Search the material below for the string "with" and extract each line that has it.

Records shown ▸
***

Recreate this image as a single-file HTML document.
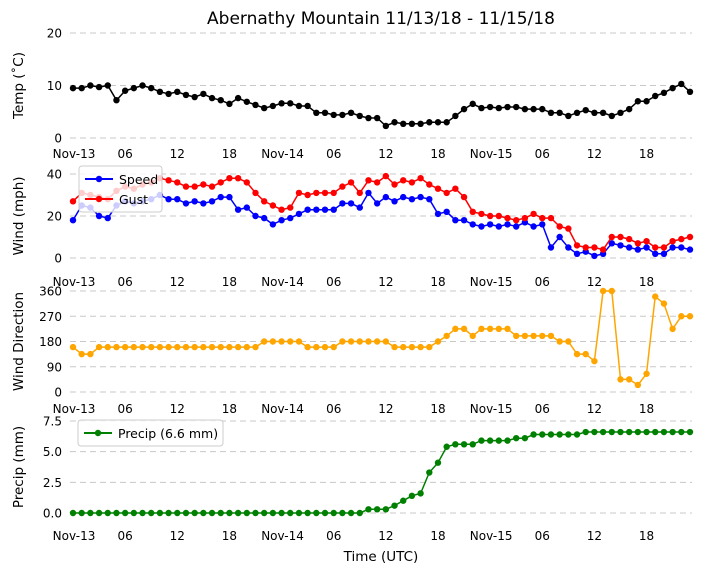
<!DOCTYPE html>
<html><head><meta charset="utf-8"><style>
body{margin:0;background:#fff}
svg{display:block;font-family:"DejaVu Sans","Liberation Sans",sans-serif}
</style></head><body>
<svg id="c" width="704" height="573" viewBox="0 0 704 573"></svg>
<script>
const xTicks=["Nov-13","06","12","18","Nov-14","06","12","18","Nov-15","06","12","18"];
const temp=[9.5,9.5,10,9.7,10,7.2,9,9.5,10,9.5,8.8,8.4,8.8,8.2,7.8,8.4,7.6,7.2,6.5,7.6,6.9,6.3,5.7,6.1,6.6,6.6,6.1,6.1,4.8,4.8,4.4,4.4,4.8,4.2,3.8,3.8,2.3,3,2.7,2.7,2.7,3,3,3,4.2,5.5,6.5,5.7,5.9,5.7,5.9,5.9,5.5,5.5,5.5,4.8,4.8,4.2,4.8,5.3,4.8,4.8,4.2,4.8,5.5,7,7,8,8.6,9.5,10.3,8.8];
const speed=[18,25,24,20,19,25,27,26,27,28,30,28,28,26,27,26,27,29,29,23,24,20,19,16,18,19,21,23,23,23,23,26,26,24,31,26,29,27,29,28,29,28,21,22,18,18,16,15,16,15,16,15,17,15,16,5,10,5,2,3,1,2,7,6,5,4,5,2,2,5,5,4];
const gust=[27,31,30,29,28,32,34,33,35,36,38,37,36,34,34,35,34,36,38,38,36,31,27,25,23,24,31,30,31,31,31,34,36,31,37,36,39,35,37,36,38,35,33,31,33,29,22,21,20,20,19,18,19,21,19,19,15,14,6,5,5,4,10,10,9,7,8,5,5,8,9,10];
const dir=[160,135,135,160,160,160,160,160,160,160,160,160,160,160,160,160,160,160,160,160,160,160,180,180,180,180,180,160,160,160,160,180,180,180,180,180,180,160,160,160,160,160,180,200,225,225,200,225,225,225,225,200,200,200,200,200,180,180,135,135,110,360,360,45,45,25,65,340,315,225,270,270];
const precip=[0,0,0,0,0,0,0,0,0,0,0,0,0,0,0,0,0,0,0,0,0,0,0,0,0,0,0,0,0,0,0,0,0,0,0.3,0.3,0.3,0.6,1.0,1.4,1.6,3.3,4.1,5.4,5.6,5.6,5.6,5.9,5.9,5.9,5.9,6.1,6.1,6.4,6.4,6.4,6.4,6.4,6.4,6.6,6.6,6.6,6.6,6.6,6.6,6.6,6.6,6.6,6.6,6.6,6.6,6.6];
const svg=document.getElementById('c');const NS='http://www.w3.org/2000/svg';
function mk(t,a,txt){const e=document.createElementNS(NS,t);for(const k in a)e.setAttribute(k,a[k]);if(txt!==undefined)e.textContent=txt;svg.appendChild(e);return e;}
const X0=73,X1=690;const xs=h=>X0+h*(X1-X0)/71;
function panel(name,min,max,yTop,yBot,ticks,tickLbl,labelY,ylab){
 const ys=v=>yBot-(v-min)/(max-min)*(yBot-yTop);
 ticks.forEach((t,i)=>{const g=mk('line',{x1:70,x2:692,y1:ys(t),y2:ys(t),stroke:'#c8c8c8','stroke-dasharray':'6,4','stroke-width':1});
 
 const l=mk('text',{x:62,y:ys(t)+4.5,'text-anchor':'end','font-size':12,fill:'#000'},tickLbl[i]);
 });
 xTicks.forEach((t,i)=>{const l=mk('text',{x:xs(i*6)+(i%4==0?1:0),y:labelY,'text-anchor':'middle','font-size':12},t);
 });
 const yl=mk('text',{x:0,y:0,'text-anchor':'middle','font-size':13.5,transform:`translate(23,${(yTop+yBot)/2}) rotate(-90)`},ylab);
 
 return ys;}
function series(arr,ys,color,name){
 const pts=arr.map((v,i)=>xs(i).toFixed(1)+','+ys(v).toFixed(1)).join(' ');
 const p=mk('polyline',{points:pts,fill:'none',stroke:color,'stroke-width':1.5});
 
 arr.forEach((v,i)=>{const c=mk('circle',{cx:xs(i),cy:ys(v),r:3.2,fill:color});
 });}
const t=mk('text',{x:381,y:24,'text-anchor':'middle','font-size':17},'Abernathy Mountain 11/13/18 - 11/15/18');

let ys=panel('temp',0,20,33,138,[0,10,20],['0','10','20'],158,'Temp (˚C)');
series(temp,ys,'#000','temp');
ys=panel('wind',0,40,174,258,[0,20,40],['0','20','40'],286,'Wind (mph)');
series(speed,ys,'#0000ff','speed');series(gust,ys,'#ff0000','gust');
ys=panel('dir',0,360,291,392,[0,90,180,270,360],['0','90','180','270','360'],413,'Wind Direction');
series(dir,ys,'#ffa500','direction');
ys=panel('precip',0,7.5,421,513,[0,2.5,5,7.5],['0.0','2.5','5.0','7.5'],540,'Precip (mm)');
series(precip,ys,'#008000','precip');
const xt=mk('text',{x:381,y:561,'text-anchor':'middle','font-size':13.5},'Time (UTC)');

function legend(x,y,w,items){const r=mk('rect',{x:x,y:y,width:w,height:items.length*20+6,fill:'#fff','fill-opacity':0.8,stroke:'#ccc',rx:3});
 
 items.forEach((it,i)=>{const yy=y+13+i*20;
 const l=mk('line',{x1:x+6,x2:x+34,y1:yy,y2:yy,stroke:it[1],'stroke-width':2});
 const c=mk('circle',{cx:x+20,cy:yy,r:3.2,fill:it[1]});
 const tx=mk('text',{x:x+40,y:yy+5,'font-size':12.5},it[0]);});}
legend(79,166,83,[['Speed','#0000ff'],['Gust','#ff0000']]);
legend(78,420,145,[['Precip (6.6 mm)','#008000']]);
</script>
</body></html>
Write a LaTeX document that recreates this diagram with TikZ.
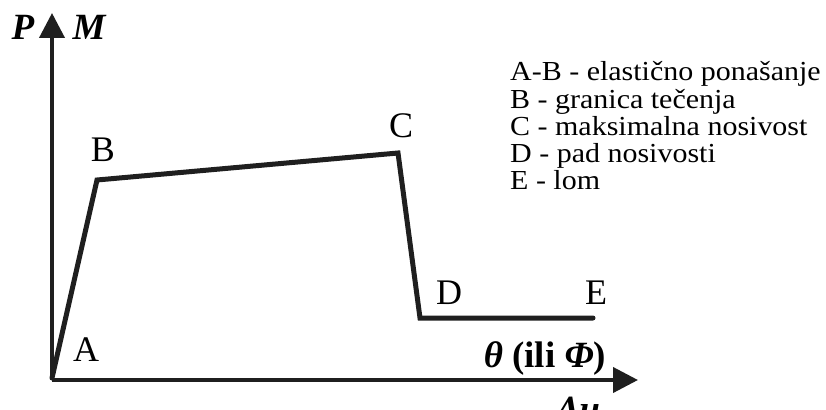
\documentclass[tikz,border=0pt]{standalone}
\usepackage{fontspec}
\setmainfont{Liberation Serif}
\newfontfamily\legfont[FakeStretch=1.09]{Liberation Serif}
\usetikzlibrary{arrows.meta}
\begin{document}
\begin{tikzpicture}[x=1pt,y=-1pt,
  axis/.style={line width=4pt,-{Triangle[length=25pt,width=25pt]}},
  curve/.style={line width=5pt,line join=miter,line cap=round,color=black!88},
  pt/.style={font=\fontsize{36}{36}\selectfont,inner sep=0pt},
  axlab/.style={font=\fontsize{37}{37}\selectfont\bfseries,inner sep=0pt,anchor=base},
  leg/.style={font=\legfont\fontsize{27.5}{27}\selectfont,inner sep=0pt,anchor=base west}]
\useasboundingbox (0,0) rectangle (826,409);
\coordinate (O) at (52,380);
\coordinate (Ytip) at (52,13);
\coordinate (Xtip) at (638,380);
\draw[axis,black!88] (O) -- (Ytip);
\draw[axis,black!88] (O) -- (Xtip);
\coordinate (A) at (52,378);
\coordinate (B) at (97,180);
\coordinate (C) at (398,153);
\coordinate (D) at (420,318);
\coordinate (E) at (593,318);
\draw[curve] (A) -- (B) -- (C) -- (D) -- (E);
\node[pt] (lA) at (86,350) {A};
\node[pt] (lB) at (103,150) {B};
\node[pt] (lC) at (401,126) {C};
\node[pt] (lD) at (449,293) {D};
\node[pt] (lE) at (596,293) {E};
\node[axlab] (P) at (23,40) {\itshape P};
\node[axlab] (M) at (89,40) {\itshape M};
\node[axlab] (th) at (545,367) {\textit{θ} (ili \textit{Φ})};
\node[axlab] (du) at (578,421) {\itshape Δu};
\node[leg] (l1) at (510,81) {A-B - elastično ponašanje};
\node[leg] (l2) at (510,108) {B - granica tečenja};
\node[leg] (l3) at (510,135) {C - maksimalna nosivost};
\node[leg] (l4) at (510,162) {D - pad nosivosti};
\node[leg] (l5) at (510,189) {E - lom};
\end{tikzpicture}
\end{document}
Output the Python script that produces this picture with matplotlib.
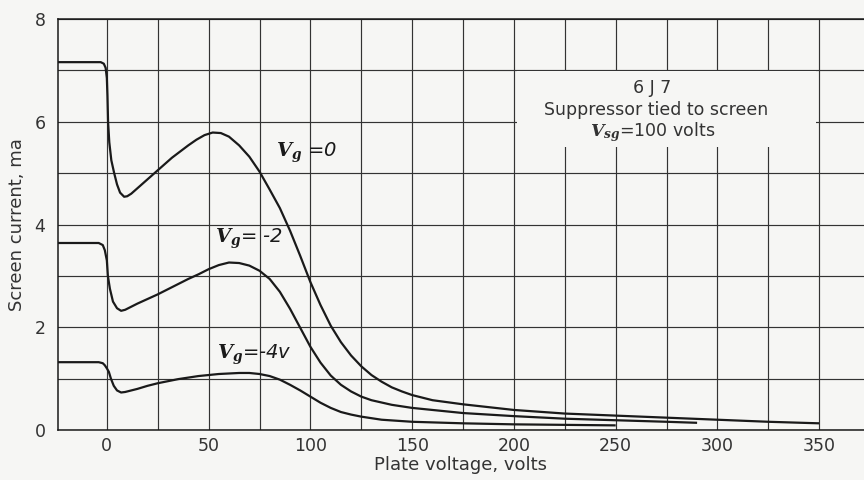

***

Result of this task ▸
Write a LaTeX document that recreates this diagram with TikZ.
Output the Python script that produces this picture with matplotlib.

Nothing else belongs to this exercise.